• _OBJECTIVE_:
Restate each line of the listing exactly, without carrying over any pictures.

• _DATASET EXCERPT_:
---------------
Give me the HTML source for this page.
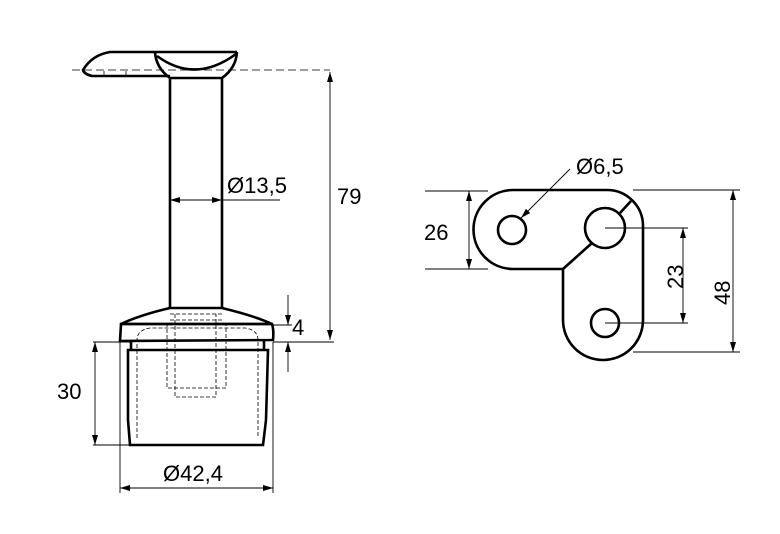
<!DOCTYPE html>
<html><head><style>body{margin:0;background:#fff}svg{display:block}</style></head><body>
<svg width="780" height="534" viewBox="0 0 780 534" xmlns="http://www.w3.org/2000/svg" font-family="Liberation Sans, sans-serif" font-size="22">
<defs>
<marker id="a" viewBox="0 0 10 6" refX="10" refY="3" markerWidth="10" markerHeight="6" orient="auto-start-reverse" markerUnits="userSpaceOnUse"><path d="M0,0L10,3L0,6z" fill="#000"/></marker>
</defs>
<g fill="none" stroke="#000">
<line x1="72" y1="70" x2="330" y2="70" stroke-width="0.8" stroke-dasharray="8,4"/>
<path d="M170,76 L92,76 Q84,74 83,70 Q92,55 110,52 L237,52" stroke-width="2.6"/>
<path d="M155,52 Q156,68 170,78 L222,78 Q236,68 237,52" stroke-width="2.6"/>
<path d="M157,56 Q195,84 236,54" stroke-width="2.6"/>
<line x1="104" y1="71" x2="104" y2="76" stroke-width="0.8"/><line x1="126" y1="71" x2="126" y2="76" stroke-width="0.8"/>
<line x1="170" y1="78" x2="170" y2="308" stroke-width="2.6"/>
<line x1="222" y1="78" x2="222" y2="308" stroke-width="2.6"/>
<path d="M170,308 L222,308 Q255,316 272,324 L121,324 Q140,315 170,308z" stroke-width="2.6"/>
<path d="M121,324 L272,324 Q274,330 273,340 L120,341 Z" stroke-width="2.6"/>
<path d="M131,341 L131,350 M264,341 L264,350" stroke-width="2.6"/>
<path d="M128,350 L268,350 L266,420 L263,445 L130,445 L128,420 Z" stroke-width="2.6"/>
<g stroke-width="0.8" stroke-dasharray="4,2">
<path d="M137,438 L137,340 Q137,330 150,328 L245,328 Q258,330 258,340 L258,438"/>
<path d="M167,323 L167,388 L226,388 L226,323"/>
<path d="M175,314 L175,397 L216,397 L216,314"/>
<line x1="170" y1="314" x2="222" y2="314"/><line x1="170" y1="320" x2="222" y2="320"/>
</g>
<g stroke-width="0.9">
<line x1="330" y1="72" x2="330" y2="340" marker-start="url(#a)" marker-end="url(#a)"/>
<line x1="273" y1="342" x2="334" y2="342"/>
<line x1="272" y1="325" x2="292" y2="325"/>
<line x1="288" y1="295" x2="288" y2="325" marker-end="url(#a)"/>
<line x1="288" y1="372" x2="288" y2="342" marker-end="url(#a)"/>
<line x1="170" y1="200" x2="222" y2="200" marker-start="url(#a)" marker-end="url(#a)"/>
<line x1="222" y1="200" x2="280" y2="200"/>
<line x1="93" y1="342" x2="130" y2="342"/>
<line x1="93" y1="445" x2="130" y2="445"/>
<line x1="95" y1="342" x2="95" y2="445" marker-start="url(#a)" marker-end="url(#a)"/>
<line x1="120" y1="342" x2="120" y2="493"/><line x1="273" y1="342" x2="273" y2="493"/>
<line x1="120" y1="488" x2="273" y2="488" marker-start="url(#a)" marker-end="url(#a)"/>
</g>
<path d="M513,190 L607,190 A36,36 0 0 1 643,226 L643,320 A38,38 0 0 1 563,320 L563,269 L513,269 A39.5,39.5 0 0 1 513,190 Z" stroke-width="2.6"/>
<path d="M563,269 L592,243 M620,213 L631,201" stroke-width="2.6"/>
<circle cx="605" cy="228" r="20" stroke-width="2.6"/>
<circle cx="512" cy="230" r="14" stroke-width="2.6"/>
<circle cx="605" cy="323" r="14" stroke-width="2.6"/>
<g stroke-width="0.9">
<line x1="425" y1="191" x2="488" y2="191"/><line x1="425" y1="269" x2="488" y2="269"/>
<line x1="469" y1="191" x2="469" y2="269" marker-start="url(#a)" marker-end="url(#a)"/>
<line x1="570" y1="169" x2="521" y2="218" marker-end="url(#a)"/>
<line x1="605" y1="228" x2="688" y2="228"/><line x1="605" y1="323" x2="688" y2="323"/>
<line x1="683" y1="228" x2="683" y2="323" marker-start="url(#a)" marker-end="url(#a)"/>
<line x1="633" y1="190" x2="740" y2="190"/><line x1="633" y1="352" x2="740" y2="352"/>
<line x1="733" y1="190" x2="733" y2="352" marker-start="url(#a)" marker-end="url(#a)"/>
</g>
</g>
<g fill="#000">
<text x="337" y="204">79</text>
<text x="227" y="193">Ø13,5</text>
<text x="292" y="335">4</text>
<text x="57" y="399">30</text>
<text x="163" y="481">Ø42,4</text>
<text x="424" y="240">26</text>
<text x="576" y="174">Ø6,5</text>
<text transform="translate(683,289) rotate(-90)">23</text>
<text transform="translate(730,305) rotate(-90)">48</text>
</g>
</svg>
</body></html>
---------------
• _ANSWER TO THIS TASK_:
Give me the HTML source for this page.
<!DOCTYPE html>
<html><head><style>body{margin:0;background:#fff}svg{display:block}</style></head><body>
<svg width="780" height="534" viewBox="0 0 780 534" xmlns="http://www.w3.org/2000/svg" font-family="Liberation Sans, sans-serif" font-size="22">
<defs>
<marker id="a" viewBox="0 0 10 6" refX="10" refY="3" markerWidth="10" markerHeight="6" orient="auto-start-reverse" markerUnits="userSpaceOnUse"><path d="M0,0L10,3L0,6z" fill="#000"/></marker>
</defs>
<g fill="none" stroke="#000">
<line x1="72" y1="70" x2="330" y2="70" stroke-width="0.8" stroke-dasharray="8,4"/>
<path d="M170,76 L92,76 Q84,74 83,70 Q92,55 110,52 L237,52" stroke-width="2.6"/>
<path d="M155,52 Q156,68 170,78 L222,78 Q236,68 237,52" stroke-width="2.6"/>
<path d="M157,56 Q195,84 236,54" stroke-width="2.6"/>
<line x1="104" y1="71" x2="104" y2="76" stroke-width="0.8"/><line x1="126" y1="71" x2="126" y2="76" stroke-width="0.8"/>
<line x1="170" y1="78" x2="170" y2="308" stroke-width="2.6"/>
<line x1="222" y1="78" x2="222" y2="308" stroke-width="2.6"/>
<path d="M170,308 L222,308 Q255,316 272,324 L121,324 Q140,315 170,308z" stroke-width="2.6"/>
<path d="M121,324 L272,324 Q274,330 273,340 L120,341 Z" stroke-width="2.6"/>
<path d="M131,341 L131,350 M264,341 L264,350" stroke-width="2.6"/>
<path d="M128,350 L268,350 L266,420 L263,445 L130,445 L128,420 Z" stroke-width="2.6"/>
<g stroke-width="0.8" stroke-dasharray="4,2">
<path d="M137,438 L137,340 Q137,330 150,328 L245,328 Q258,330 258,340 L258,438"/>
<path d="M167,323 L167,388 L226,388 L226,323"/>
<path d="M175,314 L175,397 L216,397 L216,314"/>
<line x1="170" y1="314" x2="222" y2="314"/><line x1="170" y1="320" x2="222" y2="320"/>
</g>
<g stroke-width="0.9">
<line x1="330" y1="72" x2="330" y2="340" marker-start="url(#a)" marker-end="url(#a)"/>
<line x1="273" y1="342" x2="334" y2="342"/>
<line x1="272" y1="325" x2="292" y2="325"/>
<line x1="288" y1="295" x2="288" y2="325" marker-end="url(#a)"/>
<line x1="288" y1="372" x2="288" y2="342" marker-end="url(#a)"/>
<line x1="170" y1="200" x2="222" y2="200" marker-start="url(#a)" marker-end="url(#a)"/>
<line x1="222" y1="200" x2="280" y2="200"/>
<line x1="93" y1="342" x2="130" y2="342"/>
<line x1="93" y1="445" x2="130" y2="445"/>
<line x1="95" y1="342" x2="95" y2="445" marker-start="url(#a)" marker-end="url(#a)"/>
<line x1="120" y1="342" x2="120" y2="493"/><line x1="273" y1="342" x2="273" y2="493"/>
<line x1="120" y1="488" x2="273" y2="488" marker-start="url(#a)" marker-end="url(#a)"/>
</g>
<path d="M513,190 L607,190 A36,36 0 0 1 643,226 L643,320 A38,38 0 0 1 563,320 L563,269 L513,269 A39.5,39.5 0 0 1 513,190 Z" stroke-width="2.6"/>
<path d="M563,269 L592,243 M620,213 L631,201" stroke-width="2.6"/>
<circle cx="605" cy="228" r="20" stroke-width="2.6"/>
<circle cx="512" cy="230" r="14" stroke-width="2.6"/>
<circle cx="605" cy="323" r="14" stroke-width="2.6"/>
<g stroke-width="0.9">
<line x1="425" y1="191" x2="488" y2="191"/><line x1="425" y1="269" x2="488" y2="269"/>
<line x1="469" y1="191" x2="469" y2="269" marker-start="url(#a)" marker-end="url(#a)"/>
<line x1="570" y1="169" x2="521" y2="218" marker-end="url(#a)"/>
<line x1="605" y1="228" x2="688" y2="228"/><line x1="605" y1="323" x2="688" y2="323"/>
<line x1="683" y1="228" x2="683" y2="323" marker-start="url(#a)" marker-end="url(#a)"/>
<line x1="633" y1="190" x2="740" y2="190"/><line x1="633" y1="352" x2="740" y2="352"/>
<line x1="733" y1="190" x2="733" y2="352" marker-start="url(#a)" marker-end="url(#a)"/>
</g>
</g>
<g fill="#000">
<text x="337" y="204">79</text>
<text x="227" y="193">Ø13,5</text>
<text x="292" y="335">4</text>
<text x="57" y="399">30</text>
<text x="163" y="481">Ø42,4</text>
<text x="424" y="240">26</text>
<text x="576" y="174">Ø6,5</text>
<text transform="translate(683,289) rotate(-90)">23</text>
<text transform="translate(730,305) rotate(-90)">48</text>
</g>
</svg>
</body></html>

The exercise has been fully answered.